An invitation from Rebecca Harkness, patron of the arts and avid balletomaine, came to Howard at a time when he felt he had to try something new. His background, English vaudeville and three radio shows a week as an "Ovaltiney," singing and dancing about the virtues of drinking Ovaltine every morning, and a long stint in the corps de ballet of the Sadler's Wells Company (not yet renamed as The Royal Ballet) was beginning to wear thin. This coupled with the yen to come to America led him to accept Mrs. Harkness' offer to teach at her school and be involved with her company. "Had I not taken her offer," Howard reflected, "none of this would have happened." Howard joined the staff along with Matt Mattox, Luigi, and Jack Cole - an impressive bunch--in a magnificent mansion on East 75th Street. He coached the Harkness Ballet, and spent eleven fruitful years with her. But it was again time to move on, and Howard set up quarters on 61st street and Columbus Avenue to begin teaching on his own. This is where his reputation flourished and his easy manner became a magnet at attracting students, so much so that he outgrew the space and moved farther west to a much larger space.
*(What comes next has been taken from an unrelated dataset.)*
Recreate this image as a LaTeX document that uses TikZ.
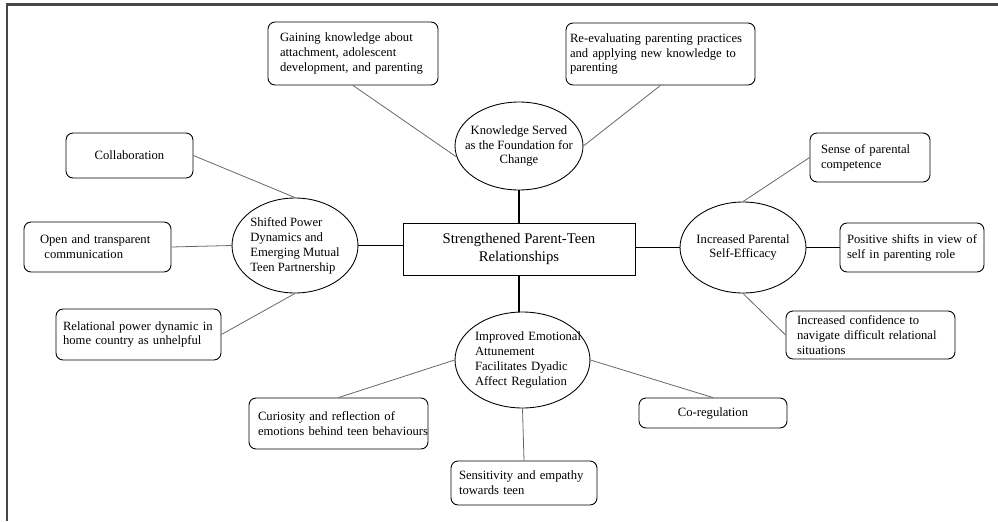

However, the new quarters proved to be an unwieldy financial obligation, more than Howard could manage especially because much of the funding promises he had solicited were just that -- promises. The large studio had to close, but not entirely to Howard's dismay. Teaching during the height of the AIDS epidemic (which had begun before he moved to the larger school) took a terrible toll on Howard. "I must have lost thirty boys during the period before the 'cocktail of pills' was discovered and able to prolong the lives of these young people." Peter Fonseca, one of Howard's protégées and a greatly talented ABT soloist was one of the first of his students to die. Attending funerals, one by one, took so much of the joy from his teaching. "When Patrick Bissell died of a drug overdose I felt I could not go on anymore," Howard said quietly, a slight break in his voice. "Then I realized I had to formulate something in my mind that would carry me through, so I convinced myself these beautiful young dancers were simply away on tour, and that I would see them again soon."

Howard does not think of himself as a legend though others most certainly do. "I am finally enjoying my life, and I feel privileged to be able to do what I do. I have been fortunate and I am having a great time. I never have thought of myself as the greatest. Other people will come along and do just as well." Howard's sees himself back in England, in a big apartment, sitting in a rocking chair, reading the paper, sipping his tea or possibly a glass of good wine, and recalling his cherished memories. "I keep seeing it in my mind's eye, the rocker welcoming me home," he said softly. "You know, I am not a ballet freak. Ballet performances do not hold the interest for me as they once did. The age of dramatic partnerships is gone. Many great dancers are gone. I just hate to be provoked into saying -- I remember when." He turned to look at the resplendent photographs of dancers hanging on the walls of his apartment. Most had personal notes written at the bottom. "But I do," he said wistfully, "remember when."